Mr. Boyer will be an at-will employee of the Company. In connection with the appointment of Mr. Boyer, the Compensation Committee of the Board has approved a base salary of $650,000. Mr. Boyer will receive a sign on bonus of $1,500,000 on December 31, 2017. The sign on bonus must be repaid by Mr. Boyer in a prorated amount if he voluntarily terminates employment with the Company or is terminated for cause prior to October 16, 2019. Mr. Boyer will also receive a guaranteed bonus payment of $243,750 in March 2018, provided that he is employed by the Company on the payment date.

On January 15, 2018, Mr. Boyer will receive a grant of restricted stock units pursuant to the Company’s 2016 Long Term Incentive Plan equal to the number of shares of the Company’s common stock having an aggregate fair market value of $1,950,000 on January 15, 2018. One-third of the award will vest annually on January 15 in each of 2019, 2020 and 2021, provided that Mr. Boyer is continuously employed by the Company through each such anniversary date. In addition, Mr. Boyer will be eligible to receive an annual merit grant in April 2018 based on the guidelines followed by the Compensation Committee of the Board for the Company’s executive officers.

Mr. Boyer is not a party to any transaction described in Item 404(a) of Regulation S-K involving the Company or any of its subsidiaries.

On August 8, 2017, the Company issued a press release announcing the appointment of Mr. Boyer.

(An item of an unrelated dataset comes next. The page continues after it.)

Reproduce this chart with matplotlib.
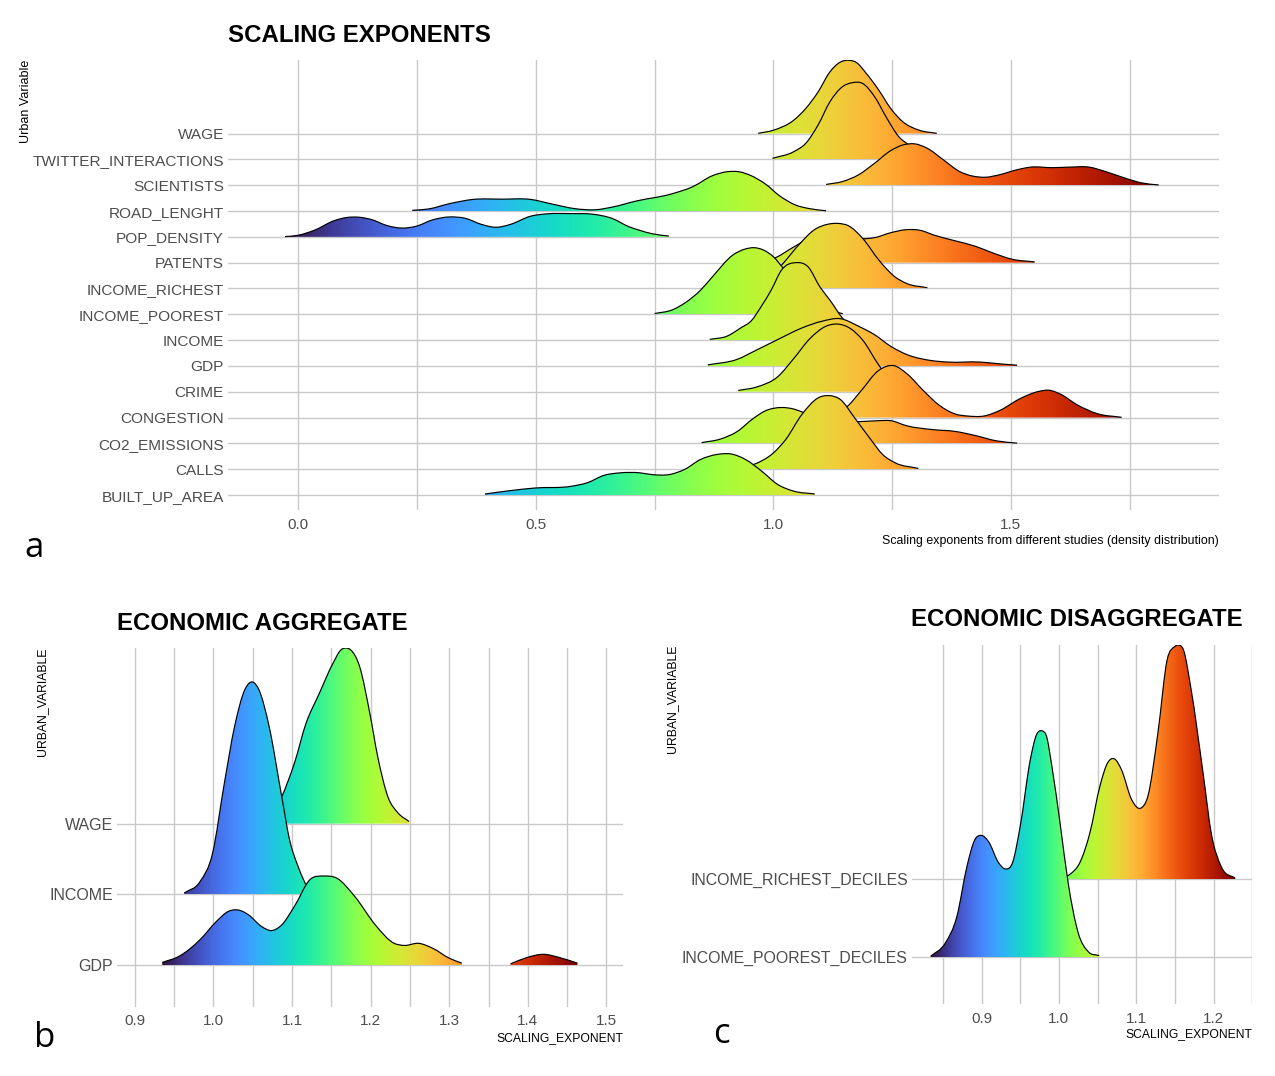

A copy of the press release is attached as Exhibit 99.1 to this report.

 
Item 9.01          Financial Statements and Exhibits.
 
(d)          Exhibits
 
99.1        Press Release, dated August 8, 2017, announcing the appointment of Jeffrey N. Boyer.
 








 
SIGNATURES
 
Pursuant to the requirements of the Securities Exchange Act of 1934, the registrant has duly caused this report to be signed on its behalf by the undersigned hereunto duly authorized.
 
 
Date:
August 14, 2017
 
 
 
 
 
 
 
 
FOSSIL GROUP, INC.
 
 
 
 
 
 
 
 
 
 
By:
/s/ Dennis R. Secor
 
 
 
Dennis R. Secor
 
 
 
Executive Vice President and Chief Financial Officer
 








 
EXHIBIT INDEX
 
Exhibit No.
 
Description
 
 
 
99.1

 
Press Release, dated August 8, 2017, announcing the appointment of Jeffrey N. Boyer.